PW: In your acknowledgements, you write that The Road to Reality was eight years in the making. What made you decide to start this project?

Roger Penrose: After The Emperor's New Mind had been out for a few years, it had been suggested to me by various sources that some people had quite liked the way that I'd described the science, but were unhappy, they wouldn't want to use it in a course (say a 'Physics for Poets' course or something like that) because of all the contentious stuff about the mind. They asked if it wouldn't be possible to take those chapters, remove all the contentious stuff about the mind, and then they could happily use it in their courses. I thought that didn't sound too bad; I'd just take my scissors and cut out all the bits about the mind, and leave in the physics.

This, however, didn't make much of a book, because when I removed the search to find out what on earth's going on in producing mentality, the motivation for the book somehow dropped away. I felt it needed a different thread of motivation, and the obvious one was the search for the laws that governed the world. So I kind of started all over again, thinking, "Well let's do it that way, instead." What happened, of course, is that as the book went on I realized that there were certain topics that I hadn't addressed, and they needed to go in somewhere. In trying to explain various different things, the book got a bit longer than I'd originally intended.

PW: Why did you choose to treat the mathematics underlying physics on its own terms, rather than drawing analogies that might seem more accessible?

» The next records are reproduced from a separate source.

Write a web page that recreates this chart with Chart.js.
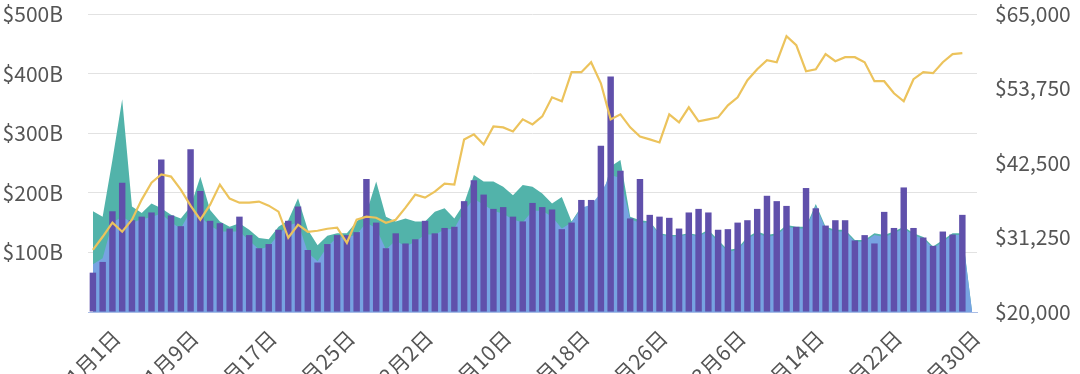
<!DOCTYPE html>
<html>
<head>
<meta charset="utf-8">
<script src="https://cdn.jsdelivr.net/npm/chart.js@4.4.1/dist/chart.umd.min.js"></script>
<style>
	html, body {
		margin: 0;
		padding: 0;
		background: #ffffff;
		overflow: hidden;
	}

	#wrap {
		position: absolute;
		left: 0;
		top: 0;
		width: 1080px;
		height: 395px;
	}
</style>
</head>
<body>
<div id="wrap"><canvas id="chart"></canvas></div>
<script>
// Dates, 2020-12-30 .. 2021-03-30
const dates = [
	"12月30日", "12月31日",
	"1月1日", "1月2日", "1月3日", "1月4日", "1月5日", "1月6日", "1月7日", "1月8日", "1月9日", "1月10日",
	"1月11日", "1月12日", "1月13日", "1月14日", "1月15日", "1月16日", "1月17日", "1月18日", "1月19日", "1月20日",
	"1月21日", "1月22日", "1月23日", "1月24日", "1月25日", "1月26日", "1月27日", "1月28日", "1月29日", "1月30日", "1月31日",
	"2月1日", "2月2日", "2月3日", "2月4日", "2月5日", "2月6日", "2月7日", "2月8日", "2月9日", "2月10日",
	"2月11日", "2月12日", "2月13日", "2月14日", "2月15日", "2月16日", "2月17日", "2月18日", "2月19日", "2月20日",
	"2月21日", "2月22日", "2月23日", "2月24日", "2月25日", "2月26日", "2月27日", "2月28日",
	"3月1日", "3月2日", "3月3日", "3月4日", "3月5日", "3月6日", "3月7日", "3月8日", "3月9日", "3月10日",
	"3月11日", "3月12日", "3月13日", "3月14日", "3月15日", "3月16日", "3月17日", "3月18日", "3月19日", "3月20日",
	"3月21日", "3月22日", "3月23日", "3月24日", "3月25日", "3月26日", "3月27日", "3月28日", "3月29日", "3月30日"
]

// Purple bars, billions USD
const bar_volume = [
	66, 84, 169, 217, 154, 160, 167, 256, 162, 144,
	273, 203, 153, 149, 140, 160, 129, 107, 114, 138,
	153, 177, 104, 83, 114, 129, 129, 134, 223, 150,
	107, 132, 115, 122, 153, 132, 141, 143, 186, 221,
	197, 173, 176, 160, 152, 183, 176, 172, 139, 150,
	188, 188, 279, 395, 237, 157, 223, 163, 160, 158,
	140, 167, 173, 167, 138, 139, 150, 154, 173, 195,
	186, 178, 143, 208, 174, 145, 154, 154, 120, 129,
	115, 168, 141, 209, 141, 125, 111, 135, 130, 163,
	null
]

// Teal area, billions USD
const total_volume = [
	169, 160, 255, 357, 177, 166, 182, 174, 163, 157,
	177, 227, 171, 152, 143, 149, 138, 124, 122, 143,
	154, 191, 138, 112, 128, 132, 132, 152, 166, 219,
	160, 152, 157, 152, 152, 168, 174, 157, 182, 230,
	219, 219, 210, 196, 213, 210, 199, 182, 193, 152,
	177, 166, 182, 244, 255, 160, 154, 152, 132, 129,
	129, 132, 129, 138, 121, 104, 107, 126, 135, 129,
	132, 146, 143, 143, 181, 143, 138, 138, 121, 121,
	132, 129, 135, 143, 132, 126, 110, 121, 132, 132,
	0
]

// Light blue area, billions USD
const spot_volume = [
	80, 90, 150, 160, 150, 155, 160, 165, 150, 140,
	170, 160, 145, 135, 135, 135, 120, 105, 110, 130,
	145, 150, 100, 85, 110, 125, 125, 130, 150, 140,
	105, 120, 110, 118, 130, 130, 138, 140, 170, 190,
	180, 170, 165, 155, 150, 170, 170, 160, 140, 150,
	175, 180, 200, 230, 225, 155, 150, 150, 130, 127,
	127, 130, 127, 135, 118, 101, 104, 123, 132, 126,
	129, 143, 140, 140, 178, 140, 135, 135, 118, 118,
	129, 126, 132, 140, 129, 123, 107, 118, 129, 129,
	0
]

// Yellow line, USD
const price = [
	29390, 31360, 33480, 32120, 33940, 36970, 39540, 40760, 40450, 38480,
	36060, 33940, 36210, 39240, 37120, 36510, 36510, 36670, 36060, 35150,
	31210, 33180, 32120, 32270, 32570, 32730, 30450, 33940, 34390, 34240,
	33480, 33940, 35760, 37730, 37270, 38180, 39390, 39240, 46060, 46820,
	45300, 48030, 47880, 47270, 49090, 48330, 49540, 52420, 51820, 56210,
	56210, 57720, 54540, 49090, 49850, 47880, 46510, 46060, 45600, 49850,
	48630, 50910, 48790, 49090, 49390, 51210, 52420, 55000, 56660, 58030,
	57720, 61660, 60300, 56360, 56660, 58940, 57880, 58480, 58480, 57720,
	54850, 54850, 53030, 51820, 55150, 56210, 56060, 57720, 58940, 59090,
	null
]

const left_ticks = [0, 100, 200, 300, 400, 500]
const right_ticks = [20000, 31250, 42500, 53750, 65000]

const font_family = "'Noto Sans CJK SC', 'Noto Sans', sans-serif"
const label_font = { family: font_family, size: 21 }
const label_color = "#555555"

// Fixed box sizes so the plot sits where it does in the source picture;
// the outer labels may run past the plot edges
const fit_box = size => scale => {
	scale.paddingLeft = 0
	scale.paddingRight = 0
	scale.paddingTop = 0
	scale.paddingBottom = 0

	if (scale.isHorizontal()) {
		scale.height = size
	} else {
		scale.width = size
	}
}

new Chart(document.getElementById("chart"), {
	type: "bar",
	data: {
		labels: dates,
		datasets: [
			{
				type: "line",
				data: price,
				yAxisID: "y_price",
				borderColor: "#ecc35c",
				borderWidth: 2.2,
				pointRadius: 0,
				tension: 0,
				fill: false,
				order: 0
			},
			{
				type: "bar",
				data: bar_volume,
				yAxisID: "y",
				backgroundColor: "#6050ab",
				categoryPercentage: 1,
				barPercentage: 0.66,
				order: 1
			},
			{
				type: "line",
				data: spot_volume,
				yAxisID: "y",
				borderWidth: 0,
				pointRadius: 0,
				tension: 0,
				backgroundColor: "#77a3e2",
				fill: "origin",
				order: 2
			},
			{
				type: "line",
				data: total_volume,
				yAxisID: "y",
				borderWidth: 0,
				pointRadius: 0,
				tension: 0,
				backgroundColor: "#52b3aa",
				fill: "origin",
				order: 3
			}
		]
	},
	options: {
		responsive: true,
		maintainAspectRatio: false,
		animation: false,
		layout: {
			padding: { left: 0, right: 0, top: 14, bottom: 0 }
		},
		plugins: {
			legend: { display: false },
			tooltip: { enabled: false }
		},
		scales: {
			x: {
				offset: true,
				afterFit: fit_box(83),
				grid: { display: false },
				border: { color: "#a9bde6", width: 1 },
				ticks: {
					autoSkip: false,
					maxRotation: 45,
					minRotation: 45,
					padding: 5,
					labelOffset: 4,
					font: label_font,
					color: label_color,
					callback: (value, index) => (index - 2) % 8 === 0 ? dates[index] : ""
				}
			},
			y: {
				position: "left",
				min: 0,
				max: 500,
				afterBuildTicks: axis => {
					axis.ticks = left_ticks.map(v => ({ value: v }))
				},
				afterFit: fit_box(88),
				grid: { color: "#e2e2e2", drawTicks: false },
				border: { display: false },
				ticks: {
					padding: 25,
					font: label_font,
					color: label_color,
					callback: value => value === 0 ? "" : "$" + value + "B"
				}
			},
			y_price: {
				position: "right",
				min: 20000,
				max: 65000,
				afterBuildTicks: axis => {
					axis.ticks = right_ticks.map(v => ({ value: v }))
				},
				afterFit: fit_box(103),
				grid: { display: false, drawTicks: false },
				border: { display: false },
				ticks: {
					padding: 18,
					font: label_font,
					color: label_color,
					callback: value => "$" + value.toLocaleString("en-US")
				}
			}
		}
	}
})
</script>
</body>
</html>
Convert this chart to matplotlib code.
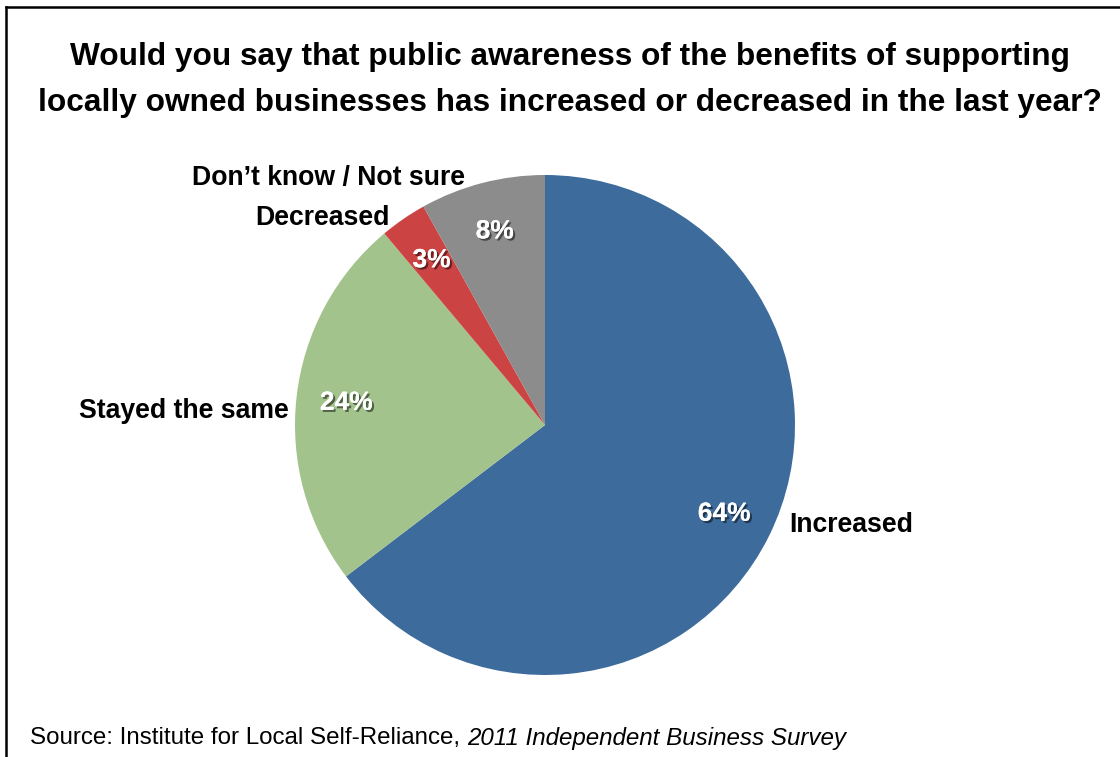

RP: I'd read some reviews of the book where people had said, "Why do we need all these mathematics? So-and-so has written explaining physics without any mathematics, so why do we need all this stuff?" The answer to that seems to be that you can appreciate the plot of The Magic Flute by just simply reading about it, but if you don't hear the music, you've missed the point, [which is] to realize that there is beauty in there, it's not just a means to understanding the laws, it's something in itself which is worth trying to appreciate.

PW: As you were writing, whom did you imagine as your ideal reader?

RP: There really are different kinds of readers for the book, and I didn't have any particular one in mind when writing. On one hand, there's the reader who is familiar with the physics that I am describing, who can read for my particular views on the disputes between theories, while there's an entirely different sort of reader who might be learning these things for the first time. Both can find things of value here. Imagine the hardest case, a reader who might be intimidated by some of the more technical arguments.

PW: What would you like him to come away from your book having learned?

RP: What would please me the most would be if somebody who just had no feeling for mathematics beforehand came away and thought, "This is something I'd really like to follow." Just the idea that there's some beauty in mathematics that they might not have thought was there. More than any specific topic, just the general feeling that there's a whole area here that's opened up to them, that they hadn't appreciated prior to that.